* BEGIN Given information *

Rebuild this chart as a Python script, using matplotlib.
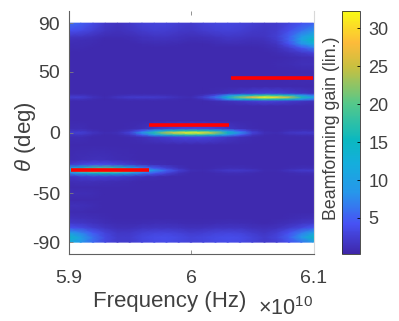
import matplotlib
matplotlib.use('Agg')
import matplotlib.pyplot as plt
from matplotlib.colors import LinearSegmentedColormap
import numpy as np

# ── Data ──────────────────────────────────────────────────────────────────────
freq_ghz = [590, 591, 592, 593, 594, 595, 596, 597, 598, 599, 600,
            601, 602, 603, 604, 605, 606, 607, 608, 609, 610]   # x 1e8 Hz

theta = [-90, -86, -82, -78, -74, -70, -65, -60, -55, -50, -45, -40, -36, -33, -31, -29, -26, -22,
         -10, -3.5, -1.7, 0, 1.7, 3.5, 10, 22, 26, 27.6, 29.3, 31, 32.6, 38, 44, 50, 56, 62, 66, 70, 73, 76, 79, 84, 90]

gain = [
    [12.0, 8.5, 5.5, 3.2, 2.2, 2.2, 3.0, 3.4, 3.6, 3.2, 2.8, 3.0, 3.4, 3.6, 3.4, 2.8, 2.0, 2.4, 4.0, 6.0, 9.0],
    [14.5, 10.0, 6.0, 3.4, 2.2, 2.3, 3.1, 3.6, 3.8, 3.4, 2.9, 3.1, 3.5, 3.8, 3.6, 2.9, 2.2, 3.0, 5.0, 8.5, 14.5],
    [9.0, 7.0, 4.5, 2.8, 1.8, 1.9, 2.5, 2.9, 3.0, 2.6, 2.2, 2.4, 2.8, 3.0, 2.8, 2.2, 1.7, 2.4, 4.0, 6.5, 10.0],
    [4.0, 3.4, 2.4, 1.6, 1.2, 1.2, 1.5, 1.7, 1.7, 1.5, 1.3, 1.4, 1.6, 1.7, 1.6, 1.3, 1.1, 1.4, 2.2, 3.2, 4.5],
    [2.0, 1.8, 1.4, 1.0, 0.8, 0.8, 0.9, 1.0, 1.0, 0.9, 0.8, 0.8, 0.9, 1.0, 0.9, 0.8, 0.7, 0.9, 1.2, 1.6, 2.0],
    [1.4, 1.2, 1.0, 0.8, 0.7, 0.7, 0.7, 0.7, 0.7, 0.7, 0.7, 0.7, 0.7, 0.7, 0.7, 0.7, 0.7, 0.7, 0.8, 1.0, 1.2],
    [0.8, 0.8, 0.7, 0.6, 0.6, 0.6, 0.6, 0.6, 0.6, 0.6, 0.6, 0.6, 0.6, 0.6, 0.6, 0.6, 0.6, 0.6, 0.6, 0.6, 0.7],
    [1.2, 1.1, 0.9, 0.7, 0.6, 0.6, 0.6, 0.6, 0.6, 0.6, 0.6, 0.6, 0.6, 0.6, 0.6, 0.6, 0.6, 0.6, 0.6, 0.6, 0.6],
    [0.7, 0.7, 0.6, 0.6, 0.6, 0.6, 0.6, 0.6, 0.6, 0.6, 0.6, 0.6, 0.6, 0.6, 0.6, 0.6, 0.6, 0.6, 0.6, 0.6, 0.6],
    [1.0, 1.0, 0.9, 0.7, 0.6, 0.6, 0.6, 0.6, 0.6, 0.6, 0.6, 0.6, 0.6, 0.6, 0.6, 0.6, 0.6, 0.6, 0.6, 0.6, 0.6],
    [0.7, 0.7, 0.7, 0.6, 0.6, 0.6, 0.6, 0.6, 0.6, 0.6, 0.6, 0.6, 0.6, 0.6, 0.6, 0.6, 0.6, 0.6, 0.6, 0.6, 0.6],
    [1.0, 1.1, 1.1, 1.0, 0.9, 0.8, 0.7, 0.6, 0.6, 0.6, 0.6, 0.6, 0.6, 0.6, 0.6, 0.6, 0.6, 0.6, 0.6, 0.6, 0.6],
    [1.6, 2.2, 2.5, 2.5, 2.2, 1.7, 1.2, 0.9, 0.7, 0.6, 0.6, 0.6, 0.6, 0.6, 0.6, 0.6, 0.6, 0.6, 0.6, 0.6, 0.6],
    [7.0, 11.0, 14.0, 15.0, 13.0, 10.0, 6.5, 4.5, 2.8, 1.3, 0.7, 0.7, 0.8, 1.0, 1.0, 0.8, 0.7, 0.7, 0.8, 1.0, 1.0],
    [14.0, 22.0, 28.0, 30.0, 28.0, 21.0, 13.0, 9.0, 5.0, 2.5, 1.0, 0.8, 1.4, 2.0, 2.0, 1.6, 0.8, 0.8, 1.5, 2.2, 2.2],
    [9.0, 14.0, 18.0, 19.0, 17.0, 12.0, 7.0, 4.5, 2.6, 1.3, 0.7, 0.7, 0.8, 1.0, 1.0, 0.8, 0.7, 0.7, 0.8, 1.0, 1.0],
    [2.0, 3.0, 3.6, 3.6, 3.0, 2.2, 1.4, 1.0, 0.8, 0.6, 0.6, 0.6, 0.6, 0.6, 0.6, 0.6, 0.6, 0.6, 0.6, 0.6, 0.6],
    [0.8, 1.0, 1.1, 1.1, 0.9, 0.8, 0.7, 0.6, 0.6, 0.6, 0.6, 0.6, 0.6, 0.6, 0.6, 0.6, 0.6, 0.6, 0.6, 0.6, 0.6],
    [0.6, 0.6, 0.6, 0.6, 0.6, 0.6, 0.6, 0.6, 0.6, 0.6, 0.6, 0.6, 0.6, 0.6, 0.6, 0.6, 0.6, 0.6, 0.6, 0.6, 0.6],
    [0.9, 1.0, 0.7, 0.6, 0.6, 0.8, 1.2, 1.8, 2.4, 3.0, 3.2, 3.1, 2.6, 1.8, 1.2, 0.8, 0.6, 0.6, 0.6, 0.7, 0.7],
    [1.5, 1.7, 1.0, 0.7, 0.8, 1.6, 4.5, 9.0, 13.0, 16.0, 17.0, 16.0, 13.0, 8.0, 4.5, 1.7, 0.8, 0.7, 1.0, 1.2, 1.2],
    [2.4, 2.6, 1.5, 0.9, 1.2, 3.0, 9.0, 17.0, 25.0, 30.0, 32.0, 30.5, 24.0, 15.0, 8.0, 3.0, 1.2, 0.9, 1.8, 2.2, 2.2],
    [1.5, 1.7, 1.0, 0.7, 0.8, 1.6, 4.5, 9.0, 13.0, 16.0, 17.0, 16.0, 13.0, 8.0, 4.5, 1.7, 0.8, 0.7, 1.0, 1.2, 1.2],
    [0.9, 1.0, 0.7, 0.6, 0.6, 0.8, 1.2, 1.8, 2.4, 3.0, 3.2, 3.1, 2.6, 1.8, 1.2, 0.8, 0.6, 0.6, 0.6, 0.7, 0.7],
    [0.6, 0.6, 0.6, 0.6, 0.6, 0.6, 0.6, 0.6, 0.6, 0.6, 0.6, 0.6, 0.6, 0.6, 0.6, 0.6, 0.6, 0.6, 0.6, 0.6, 0.6],
    [0.6, 0.6, 0.6, 0.6, 0.6, 0.6, 0.6, 0.6, 0.6, 0.6, 0.6, 0.6, 0.6, 0.6, 0.6, 0.6, 0.6, 0.6, 0.6, 0.6, 0.6],
    [0.7, 0.7, 0.6, 0.6, 0.6, 0.6, 0.6, 0.6, 0.6, 0.6, 0.6, 0.7, 0.9, 1.3, 1.8, 2.4, 2.8, 2.6, 2.2, 1.6, 1.2],
    [1.4, 1.4, 0.9, 0.6, 0.9, 1.1, 1.2, 1.1, 1.0, 0.8, 0.7, 1.3, 3.2, 7.5, 12.0, 15.0, 17.0, 16.0, 13.5, 8.5, 6.0],
    [2.4, 2.4, 1.4, 0.8, 1.6, 2.1, 2.3, 2.1, 1.8, 1.1, 0.9, 2.5, 6.0, 14.0, 22.0, 28.0, 32.0, 30.0, 25.0, 16.0, 11.0],
    [1.4, 1.4, 0.9, 0.6, 0.9, 1.1, 1.2, 1.1, 1.0, 0.8, 0.7, 1.3, 3.2, 7.5, 12.0, 15.0, 17.0, 16.0, 13.5, 8.5, 6.0],
    [0.7, 0.7, 0.6, 0.6, 0.6, 0.6, 0.6, 0.6, 0.6, 0.6, 0.6, 0.7, 0.9, 1.3, 1.8, 2.4, 2.8, 2.6, 2.2, 1.6, 1.2],
    [0.6, 0.6, 0.6, 0.6, 0.6, 0.6, 0.6, 0.6, 0.6, 0.6, 0.6, 0.6, 0.6, 0.6, 0.6, 0.6, 0.6, 0.6, 0.6, 0.6, 0.6],
    [0.6, 0.6, 0.6, 0.6, 0.6, 0.6, 0.6, 0.6, 0.6, 0.6, 0.6, 0.6, 0.6, 0.6, 0.6, 0.6, 0.6, 0.7, 0.8, 0.8, 0.9],
    [0.6, 0.6, 0.6, 0.6, 0.6, 0.6, 0.6, 0.6, 0.6, 0.6, 0.6, 0.6, 0.6, 0.6, 0.6, 0.6, 0.6, 0.6, 0.6, 0.6, 0.6],
    [0.6, 0.6, 0.6, 0.6, 0.6, 0.6, 0.6, 0.6, 0.6, 0.6, 0.6, 0.6, 0.6, 0.6, 0.6, 0.6, 0.7, 0.8, 0.9, 1.1, 1.2],
    [0.7, 0.7, 0.6, 0.6, 0.6, 0.6, 0.6, 0.6, 0.6, 0.6, 0.6, 0.6, 0.6, 0.6, 0.6, 0.6, 0.6, 0.7, 0.8, 1.0, 1.1],
    [0.7, 0.7, 0.7, 0.6, 0.6, 0.6, 0.6, 0.6, 0.6, 0.6, 0.6, 0.6, 0.6, 0.6, 0.6, 0.6, 0.7, 0.9, 1.4, 2.2, 3.0],
    [0.8, 0.8, 0.7, 0.6, 0.6, 0.6, 0.7, 0.7, 0.7, 0.7, 0.6, 0.6, 0.7, 0.7, 0.7, 0.7, 0.8, 1.2, 2.4, 4.5, 7.0],
    [0.9, 0.9, 0.8, 0.7, 0.6, 0.7, 0.8, 0.9, 0.9, 0.8, 0.7, 0.7, 0.9, 1.0, 1.0, 0.9, 1.0, 1.7, 4.0, 8.0, 12.0],
    [1.1, 1.0, 0.9, 0.7, 0.7, 0.8, 1.1, 1.3, 1.3, 1.1, 0.9, 1.0, 1.2, 1.5, 1.4, 1.2, 1.3, 2.2, 5.0, 10.0, 15.0],
    [1.8, 1.6, 1.3, 0.9, 0.9, 1.0, 1.4, 1.6, 1.6, 1.4, 1.1, 1.3, 1.6, 1.9, 1.8, 1.5, 1.6, 2.5, 5.0, 9.0, 13.0],
    [4.0, 3.5, 2.5, 1.6, 1.3, 1.6, 2.2, 2.5, 2.4, 2.0, 1.8, 2.3, 2.7, 2.8, 2.5, 2.0, 1.8, 2.3, 3.8, 6.0, 8.0],
    [6.0, 5.0, 3.5, 2.0, 1.5, 2.0, 2.8, 3.0, 3.0, 2.5, 2.2, 2.8, 3.2, 3.3, 3.0, 2.5, 2.0, 2.2, 3.0, 4.0, 5.0],
]

# red segments: frequency span (Hz) and angle
seg_f0 = [5.902e10, 5.966e10, 6.033e10]
seg_f1 = [5.966e10, 6.031e10, 6.0995e10]
seg_theta = [-30.7, 6, 45]

x_ticks = [5.9e10, 6e10, 6.1e10]
x_labels = ["5.9", "6", "6.1"]
y_ticks = [-90, -50, 0, 50, 90]
cb_ticks = [5, 10, 15, 20, 25, 30]

# ── Style ─────────────────────────────────────────────────────────────────────
TXT = "#404040"
plt.rcParams.update({
    "font.family": "Liberation Sans",
    "mathtext.fontset": "custom",
    "mathtext.rm": "Liberation Sans",
    "mathtext.it": "Liberation Sans:italic",
    "axes.unicode_minus": False,
    "text.color": TXT,
})

parula = LinearSegmentedColormap.from_list("parula", [
    (0.00, "#3e26a8"), (0.125, "#4752f4"), (0.25, "#2796eb"), (0.375, "#14aedc"),
    (0.47, "#0bb8c0"), (0.62, "#55c88a"), (0.77, "#c8c040"), (0.87, "#fdbb3a"), (1.00, "#f9fb15"),
])

W, H = 399, 321
fig = plt.figure(figsize=(W / 100, H / 100), dpi=100, facecolor="white")

def px_axes(x0, y0, x1, y1):
    return fig.add_axes([x0 / W, 1 - y1 / H, (x1 - x0) / W, (y1 - y0) / H])

ax = px_axes(68.5, 11, 313.5, 254.3)
freq_hz = np.array(freq_ghz) * 1e8
mesh = ax.pcolormesh(freq_hz, theta, np.array(gain), cmap=parula, vmin=0.2, vmax=32.3,
                     shading="gouraud", rasterized=True)
for f0, f1, th in zip(seg_f0, seg_f1, seg_theta):
    ax.plot([f0, f1], [th, th], color="#ff0000", lw=2.6, solid_capstyle="butt")

ax.set_xlim(5.9e10, 6.1e10)
ax.set_ylim(-100, 100)
ax.set_xticks(x_ticks, x_labels)
ax.set_yticks(y_ticks)
ax.tick_params(axis="both", direction="in", length=3, width=0.6, color="#808080",
               labelsize=14, labelcolor=TXT, top=True)
ax.tick_params(axis="x", pad=11)
ax.tick_params(axis="y", pad=6)
ax.spines["top"].set_visible(False)
ax.spines["right"].set_color("#d8d8d8")
ax.spines["left"].set_color("#606060")
ax.spines["bottom"].set_color("#606060")

fig.text(170 / W, 1 - 302 / H, "Frequency (Hz)", fontsize=16, ha="center", va="center")
fig.text(26 / W, 1 - 137 / H, r"$\it{\theta}$ (deg)", fontsize=16, rotation=90, ha="center", va="center")
fig.text(258 / W, 1 - 315 / H, r"$\times\mathrm{10^{10}}$", fontsize=15.5, ha="left", va="baseline")

cax = px_axes(341.5, 11, 360, 254.3)
cb = fig.colorbar(mesh, cax=cax)
cb.set_ticks(cb_ticks)
cb.ax.tick_params(direction="in", length=2, width=0.6, labelsize=13, labelcolor=TXT, pad=6)
cb.outline.set_edgecolor("#303030")
cb.outline.set_linewidth(0.6)
fig.text(332 / W, 1 - 128 / H, "Beamforming gain (lin.)", fontsize=12.8, rotation=90, ha="center", va="center")

fig.savefig("out.png", dpi=100)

* END Given information *

Task: Look through the data and show every line containing "matplotlib".

Task response:
Rebuild this chart as a Python script, using matplotlib.
import matplotlib
matplotlib.use('Agg')
import matplotlib.pyplot as plt
from matplotlib.colors import LinearSegmentedColormap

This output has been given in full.